The next day, the young man -- now comfortably settled at the B&B for recovery, his papers and identification having been all, tragically, washed away -- introduces himself as Mr. Albert Ross and begins ingratiating himself with Felicity's family and the townfolk, helped along somewhat by Felicity's own inflation of his story in a tempting fit of drama.
Some people, including Felicity's friend Bony, soon become suspicious of the stranger in their midst and his conveniently missing documentation and cheerfully helpless reliance on the townsfolk. Felicity's own suspicions vacillate back and forth in proportion to her desire to feel heroic, and her sense of responsibility towards both the mysterious Mr. Ross and the community to which she's brought him home; if Mr. Ross is not an unmixed good, then what does that mean for her, and her role in saving him?

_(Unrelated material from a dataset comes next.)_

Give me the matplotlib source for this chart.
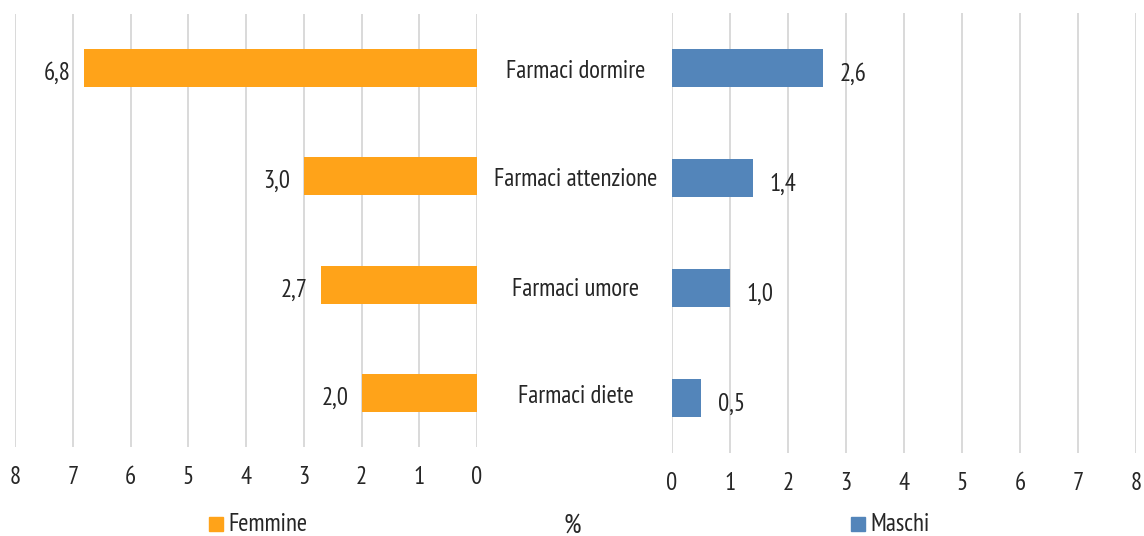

Felicity is the kind of imaginative, selfish, intensely relatable preteen protagonist that I loved at the age of twelve and still love today. I suspect, at the age of twelve, I would have found the story's numerous loose ends and disinterest in solving the mystery of Mr. Ross frustrating; as an adult, I find it intriguing. I never read Vivien Alcock's books growing up and that definitely appears to have been an oversight.